Наконец, прокравшись в конец зала, он заглянул в помещение, бывшее, очевидно, главным святилищем. Его взгляду предстала низкая комната с множеством колонн, которую он смог оглядеть лишь частично в свете голубоватых огней, мерцавших в бесчисленных, похожих на урны плошках на тонких стелах.
Фариом немного поколебался, прежде чем переступить порог этого ужасного зала, ибо перемешанный запах горелой и разлагающейся плоти был тяжелее воздуха. Громкое гудение раздавалось, казалось, из темной дыры в полу у стены по левую руку юноши. В комнате, похоже, не было никого живого, никто не шевелился, кроме колеблющихся огоньков и трепещущих теней. Фариом различил в полутьме очертания огромного стола, вытесанного из точно такого же черного камня, как и все здание храма. На столе, тускло освещенном огоньками в урнах, длинными рядами лежали мертвые тела, и юноша понял, что он обнаружил черный алтарь Мордигиана, на котором возлежали трупы тех, кого призвал к себе кровожадный бог.
В душе Фариома боролись безумный удушающий страх и еще более безумная надежда. Дрожа, он подошел ближе к столу, и на его лбу выступил липкий холодный пот, вызванный присутствием мертвых. Стол был около тридцати футов в длину, поддерживаемый дюжиной крепких ножек, и достигал юноше до груди. Начав с ближайшего к нему конца, он проходил мимо рядов трупов, боязливо вглядываясь в каждое лицо. Здесь были люди обоих полов, всех возрастов и разных сословий. Дворяне и богатые торговцы лежали в окружении нищих в грязных лохмотьях. Некоторые умерли лишь недавно, другие же, казалось, уже долго пребывали на ужасном столе и были тронуты разложением. В упорядоченных рядах зияло множество пустот — очевидно, некоторые трупы были унесены прочь. Фариом продолжал свое страшное занятие, разыскивая любимые черты Илейт. Наконец, когда он приблизился к дальнему концу стола и уже начал опасаться, что ее там нет, увидел ту, которую искал.

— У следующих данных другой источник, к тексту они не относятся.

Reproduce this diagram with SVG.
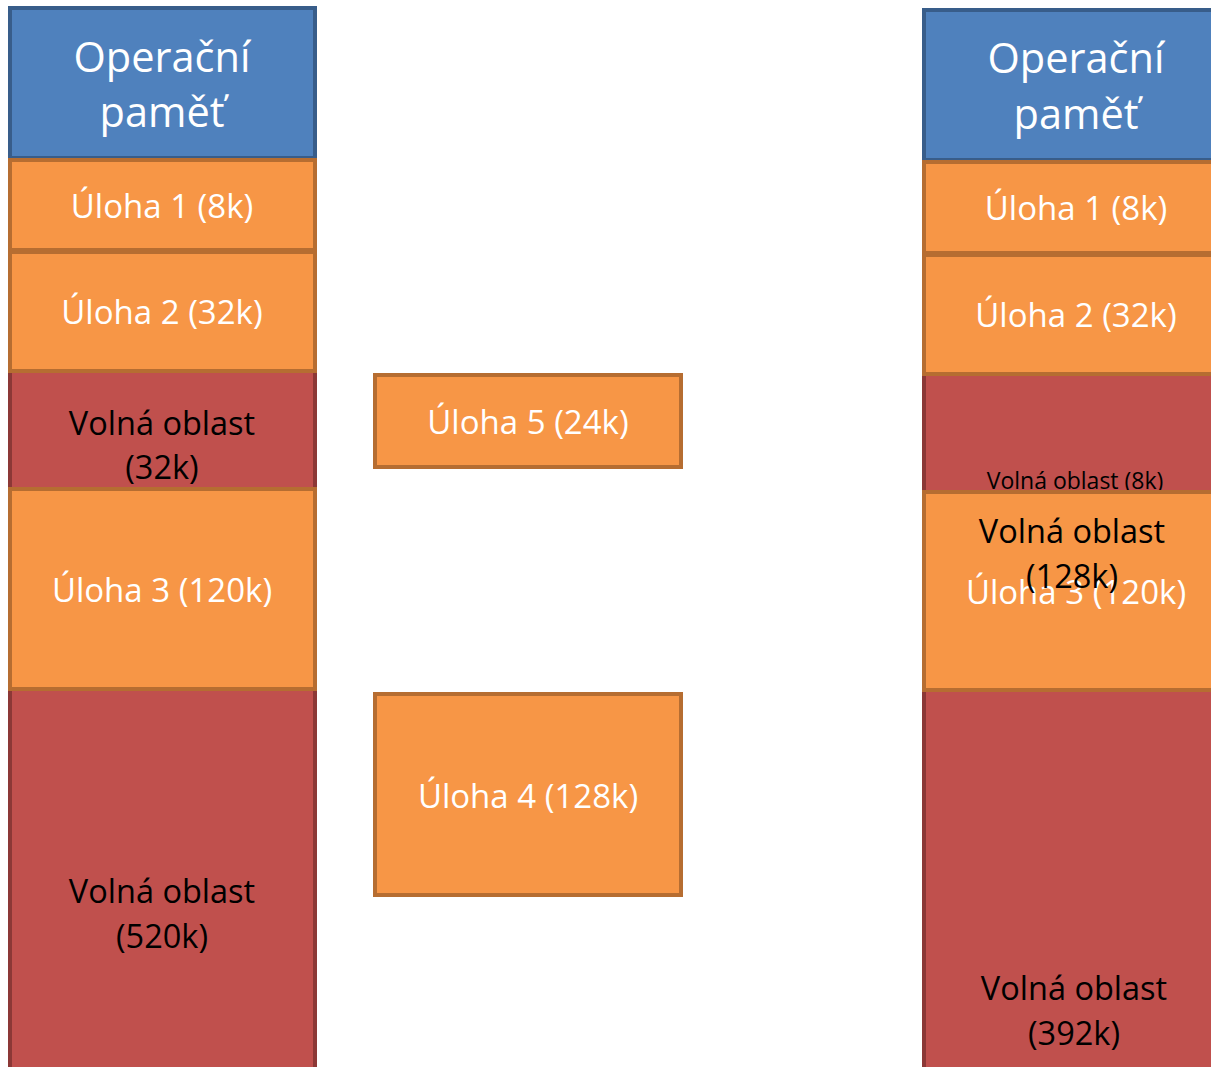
<svg xmlns="http://www.w3.org/2000/svg" width="1211" height="1067" viewBox="0 0 1211 1067">
<style>
.blue{fill:#4f81bd;stroke:#385d8a;stroke-width:4}
.task{fill:#f79646;stroke:#b66d31;stroke-width:4}
.free{fill:#c0504d;stroke:#8c3836;stroke-width:4}
text{font-family:"Open Sans","Noto Sans","Liberation Sans",sans-serif;text-anchor:middle}
.hdr{font-size:41.5px;fill:#fff}
.w{font-size:33px;fill:#fff}
.k{font-size:32.5px;fill:#000}
.ks{font-size:23px;fill:#000}
</style>
<rect width="1211" height="1067" fill="#fff"/>
<g id="left-column">
  <g id="l-free-32"><rect class="free" x="10" y="371" width="305" height="330"/></g>
  <g id="l-free-520"><rect class="free" x="10" y="689" width="305" height="450"/>
    <text class="k" x="162" y="903">Volná oblast</text><text class="k" x="162" y="948">(520k)</text></g>
  <g id="l-free-32-label"><text class="k" x="162" y="435">Volná oblast</text><text class="k" x="162" y="479">(32k)</text></g>
  <g id="l-mem"><rect class="blue" x="10" y="8" width="305" height="150"/>
    <text class="hdr" x="162" y="72">Operační</text><text class="hdr" x="162" y="127">paměť</text></g>
  <g id="l-task1"><rect class="task" x="10" y="160" width="305" height="90"/><text class="w" x="162" y="218">Úloha 1 (8k)</text></g>
  <g id="l-task2"><rect class="task" x="10" y="252" width="305" height="119"/><text class="w" x="162" y="324">Úloha 2 (32k)</text></g>
  <g id="l-task3"><rect class="task" x="10" y="489" width="305" height="200"/><text class="w" x="162" y="602">Úloha 3 (120k)</text></g>
</g>
<g id="middle">
  <g id="task5"><rect class="task" x="375" y="375" width="306" height="92"/><text class="w" x="528" y="434">Úloha 5 (24k)</text></g>
  <g id="task4"><rect class="task" x="375" y="694" width="306" height="201"/><text class="w" x="528" y="808">Úloha 4 (128k)</text></g>
</g>
<g id="right-column">
  <g id="r-free-8"><rect class="free" x="924" y="374" width="305" height="330"/></g>
  <g id="r-free-392"><rect class="free" x="924" y="690" width="305" height="450"/>
    <text class="k" x="1074" y="1000">Volná oblast</text><text class="k" x="1074" y="1045">(392k)</text></g>
  <g id="r-mem"><rect class="blue" x="924" y="10" width="305" height="150"/>
    <text class="hdr" x="1076" y="73">Operační</text><text class="hdr" x="1076" y="129">paměť</text></g>
  <g id="r-task1"><rect class="task" x="924" y="162" width="305" height="91"/><text class="w" x="1076" y="220">Úloha 1 (8k)</text></g>
  <g id="r-task2"><rect class="task" x="924" y="255" width="305" height="119"/><text class="w" x="1076" y="327">Úloha 2 (32k)</text></g>
  <g id="r-free-8-label"><text class="ks" x="1075" y="489">Volná oblast (8k)</text></g>
  <g id="r-task3"><rect class="task" x="924" y="492" width="305" height="198"/><text class="w" x="1076" y="604">Úloha 3 (120k)</text>
    <text class="k" x="1072" y="543">Volná oblast</text><text class="k" x="1072" y="588">(128k)</text></g>
</g>
</svg>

Объятая зловещей бледностью и оцепенением своей загадочной болезни, она лежала на холодном камне, столь же прекрасная, какой ее помнил Фариом. Его душу затопила волна горячей благодарности, ибо он был уверен, что она не умерла и не очнулась в этом ужасном храме. Если он сможет беспрепятственно вывезти ее из ненавистных ему окрестностей Зуль-Бха-Сейра, она поправится от своего подобного смерти недуга.